Mr. Stephens also points out that 20 years ago Iran’s Ayatollah Ruhollah Khomeini placed a fatwa on the head of the celebrated left-wing author Salman Rushdie for his book “The Satanic Verses,” which, according to the art critic Khomeini, blasphemed Islam. This was one of the rare instances when the ayatollah and I were in agreement. I too found the book appalling, though I would not issue a fatwa even if I were certified as an official fatwa installer. A fatwa could get a person killed. I settled on giving Rushdie the J. Gordon Coogler Award for the “Worst Book of the Year.”

Mr. Rushdie, who publicly traduced British Prime Minister Margaret Thatcher, gladly accepted the bodyguards she gave him, though he never showed up for the awards ceremony.

Things have changed in the United Kingdom.

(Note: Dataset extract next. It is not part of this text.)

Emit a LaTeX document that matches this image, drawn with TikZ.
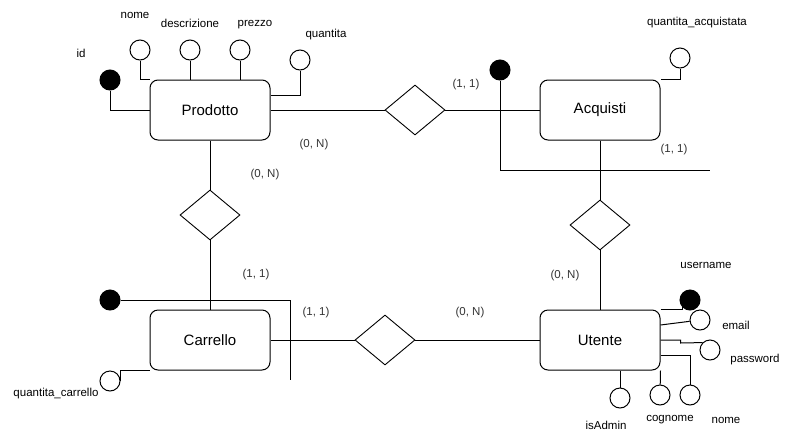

Now the Labor Party has replaced Margaret Thatcher’s Tories, and Prime Minister Gordon Brown denied Mr. Wilders entry into the country. For my part, I actually watched “Fitna” in the comfort of New York City a few months back and found more artistic merit in the documentary than in either of the works by Mr. Serrano or Mr. Rushdie.

Moreover, to my surprise, Mr. Wilders is not a wild man or a rustic but a gentleman. He deserves to have his speech protected, as did Mr. Serrano and Mr. Rushdie, though in Mr. Serrano’s case I do not see why the American taxpayer had to support his afflatus.

No thoughtful conservative I know called for either Mr. Serrano or Mr. Rushdie to be banned. We objected to paying for Mr. Serrano, but denying him the coverage of the First Amendment was against our commitment to freedom of speech. During the Serrano controversy liberals pretty much defended his First Amendment rights and went further insisting that the National Endowment for the Arts was justified and perhaps even enlightened in funding him.

So are the liberals defending Mr. Wilders today? Are they alarmed by Europe’s suppression of free speech? This is an issue on which both conservatives and liberals should agree.

What is called “hate speech” is, in a free society, as equal to First Amendment protection as disgusting speech or blasphemy - though presumably there are places where hate speech ought not to be tolerated, for instance grammar schools and high schools. There children and young people are not yet full citizens. They are immature and their ideas are not fully developed. Their outburst would be disruptive. Where the students are adults, say at universities, the First Amendment should hold.

Actually I fear liberals will not join Mr. Stephens and me in defending Mr. Wilders’ rights or even the rights of Mr. Rushdie. My explanation for this is not a happy one. In recent years it seems to me American liberals and conservatives do not want to be in agreement. They want to be at war with each other.

This is particularly true of liberals. On the First Amendment they find qualifiers to part company from libertarian conservatives. We see it in the liberals’ support of speech codes at universities. There all advocates of free speech allowed communists to teach and to stir up revolution even during the Cold War. Now free expression is policed by speech codes, lest someone offend touchy ethnics or religious people, preferably non-Western religious people. Mr. Serrano never was accused of “hate crime.”

Free speech is a tricky issue once we begin to limit it. People can be very subjective about what is protected speech. Consider Mr. Wilders. For all his talk of free speech, he calls the Koran a “fascist book.” He equates it with Adolf Hitler’s “Mein Kampf” and would ban it.

Mr. Wilders is free to call the Koran anything he wants to call it. Yet he cannot ban it, not in the United States - possibly in Europe, but not in the Land of the Free.